At Gov. Bobby Jindal's controversial prayer rally at LSU Saturday, state Sen. Jonathan Perry, R-Kaplan, asked God to send more born-again Christians to help the Louisiana Legislature deal with the state's budget. Let us imagine Kaplan's prayer being answered. What would Louisiana's budget look like - what would its priorities be - if more born-again Christians steered the debate?
But before we dive into that question, let me say first acknowledge that one of the most important books I've read in recent years is Lisa Sharon Harper,'s "Evangelical =/= Republican...Or Democrat." The book is a reclamation project of sorts. Because so many Republicans identify as Christians, the uninformed might come to see Republican politics as the way to holiness.
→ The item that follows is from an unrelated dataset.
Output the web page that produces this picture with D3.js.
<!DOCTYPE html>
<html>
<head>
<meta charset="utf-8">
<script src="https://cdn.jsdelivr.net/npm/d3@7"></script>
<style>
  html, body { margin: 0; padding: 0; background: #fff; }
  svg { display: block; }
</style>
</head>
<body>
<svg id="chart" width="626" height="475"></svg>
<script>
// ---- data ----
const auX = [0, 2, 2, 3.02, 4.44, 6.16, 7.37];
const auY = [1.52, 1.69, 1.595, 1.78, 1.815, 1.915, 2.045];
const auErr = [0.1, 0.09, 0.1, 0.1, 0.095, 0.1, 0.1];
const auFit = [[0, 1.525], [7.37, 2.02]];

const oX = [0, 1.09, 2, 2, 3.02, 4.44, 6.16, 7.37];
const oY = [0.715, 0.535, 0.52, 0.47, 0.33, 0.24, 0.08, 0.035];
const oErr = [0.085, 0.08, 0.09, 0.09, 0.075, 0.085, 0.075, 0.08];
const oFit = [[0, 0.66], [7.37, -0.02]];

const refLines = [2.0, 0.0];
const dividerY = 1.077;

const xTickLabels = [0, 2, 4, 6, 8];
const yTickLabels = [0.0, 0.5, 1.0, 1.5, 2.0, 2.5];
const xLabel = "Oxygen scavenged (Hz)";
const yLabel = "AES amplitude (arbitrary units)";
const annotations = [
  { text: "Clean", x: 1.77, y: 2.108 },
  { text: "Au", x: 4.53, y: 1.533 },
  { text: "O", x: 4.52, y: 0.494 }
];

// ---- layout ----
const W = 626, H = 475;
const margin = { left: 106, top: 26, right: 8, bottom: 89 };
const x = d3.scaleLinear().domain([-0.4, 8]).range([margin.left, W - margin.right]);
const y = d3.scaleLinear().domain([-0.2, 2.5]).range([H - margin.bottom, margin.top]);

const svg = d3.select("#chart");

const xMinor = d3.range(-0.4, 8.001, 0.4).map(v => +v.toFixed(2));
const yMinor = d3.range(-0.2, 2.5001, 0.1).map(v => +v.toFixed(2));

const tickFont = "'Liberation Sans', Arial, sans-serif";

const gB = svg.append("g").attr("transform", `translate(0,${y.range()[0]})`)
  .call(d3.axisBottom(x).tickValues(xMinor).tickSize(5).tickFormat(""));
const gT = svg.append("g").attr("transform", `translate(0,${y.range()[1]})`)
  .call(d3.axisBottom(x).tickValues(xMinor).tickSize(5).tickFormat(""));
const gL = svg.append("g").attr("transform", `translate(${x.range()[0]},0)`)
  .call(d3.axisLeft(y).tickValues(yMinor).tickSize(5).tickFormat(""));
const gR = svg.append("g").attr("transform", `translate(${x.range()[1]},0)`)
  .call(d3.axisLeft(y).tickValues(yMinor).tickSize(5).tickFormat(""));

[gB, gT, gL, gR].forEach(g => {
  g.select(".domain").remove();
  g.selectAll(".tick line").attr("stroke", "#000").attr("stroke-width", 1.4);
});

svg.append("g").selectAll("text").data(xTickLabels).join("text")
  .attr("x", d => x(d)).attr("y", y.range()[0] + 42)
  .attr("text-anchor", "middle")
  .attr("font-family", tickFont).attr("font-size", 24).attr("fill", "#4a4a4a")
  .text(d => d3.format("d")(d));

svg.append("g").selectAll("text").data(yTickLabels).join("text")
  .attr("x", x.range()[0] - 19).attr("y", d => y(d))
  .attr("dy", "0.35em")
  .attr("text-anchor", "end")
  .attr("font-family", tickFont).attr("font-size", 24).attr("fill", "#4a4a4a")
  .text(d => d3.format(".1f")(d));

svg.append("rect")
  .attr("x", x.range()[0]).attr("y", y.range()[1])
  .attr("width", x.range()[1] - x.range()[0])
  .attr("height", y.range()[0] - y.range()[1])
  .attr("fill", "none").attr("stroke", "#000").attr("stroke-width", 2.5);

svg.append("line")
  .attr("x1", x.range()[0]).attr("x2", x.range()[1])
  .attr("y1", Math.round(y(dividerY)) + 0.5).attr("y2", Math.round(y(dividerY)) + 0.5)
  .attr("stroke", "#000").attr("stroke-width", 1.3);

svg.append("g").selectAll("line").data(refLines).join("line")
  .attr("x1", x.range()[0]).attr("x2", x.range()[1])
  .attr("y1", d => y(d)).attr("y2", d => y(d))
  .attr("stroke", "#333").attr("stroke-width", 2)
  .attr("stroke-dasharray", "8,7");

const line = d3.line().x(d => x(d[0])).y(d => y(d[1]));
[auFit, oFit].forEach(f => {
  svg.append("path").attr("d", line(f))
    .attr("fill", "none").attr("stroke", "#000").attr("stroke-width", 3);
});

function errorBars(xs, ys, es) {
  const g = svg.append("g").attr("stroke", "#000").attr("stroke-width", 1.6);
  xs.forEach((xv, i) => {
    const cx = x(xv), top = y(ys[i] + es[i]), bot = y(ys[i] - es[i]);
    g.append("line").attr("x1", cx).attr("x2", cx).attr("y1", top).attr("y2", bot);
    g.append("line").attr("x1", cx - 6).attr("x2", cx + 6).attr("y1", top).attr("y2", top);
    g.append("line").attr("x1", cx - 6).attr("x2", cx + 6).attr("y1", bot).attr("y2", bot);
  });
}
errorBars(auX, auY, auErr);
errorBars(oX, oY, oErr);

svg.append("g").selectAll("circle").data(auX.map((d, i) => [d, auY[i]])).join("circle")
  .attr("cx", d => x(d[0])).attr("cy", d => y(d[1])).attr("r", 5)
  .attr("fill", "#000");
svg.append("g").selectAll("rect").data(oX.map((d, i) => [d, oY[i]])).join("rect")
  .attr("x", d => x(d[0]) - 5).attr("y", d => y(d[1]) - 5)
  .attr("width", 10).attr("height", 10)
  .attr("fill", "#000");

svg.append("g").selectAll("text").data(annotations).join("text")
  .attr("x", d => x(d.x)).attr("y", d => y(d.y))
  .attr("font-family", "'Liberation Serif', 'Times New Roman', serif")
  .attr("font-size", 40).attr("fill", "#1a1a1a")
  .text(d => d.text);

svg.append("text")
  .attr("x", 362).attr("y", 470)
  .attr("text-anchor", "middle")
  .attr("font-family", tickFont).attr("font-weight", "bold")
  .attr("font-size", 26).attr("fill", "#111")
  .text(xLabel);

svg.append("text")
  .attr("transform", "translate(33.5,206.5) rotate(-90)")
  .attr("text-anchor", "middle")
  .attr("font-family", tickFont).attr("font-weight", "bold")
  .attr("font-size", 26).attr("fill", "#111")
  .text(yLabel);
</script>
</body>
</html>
But Harper's point is that voting for Republicans isn't the way to heaven. And neither is voting for Democrats. You can only make Christianity completely jibe with a political party by reducing it, by corrupting it, by making it unrecognizable to the original Church. Political parties are fixated on power, and the ways they go about acquiring and maintaining power - and the ways they go about keeping their opponents out of power - can't ever be called holy.
But just because I believe the Republicans have wrongly promoted themselves as the more Christian of the two political parties doesn't mean that I would mind if there were more seriously committed Christians involved in setting Louisiana's budget.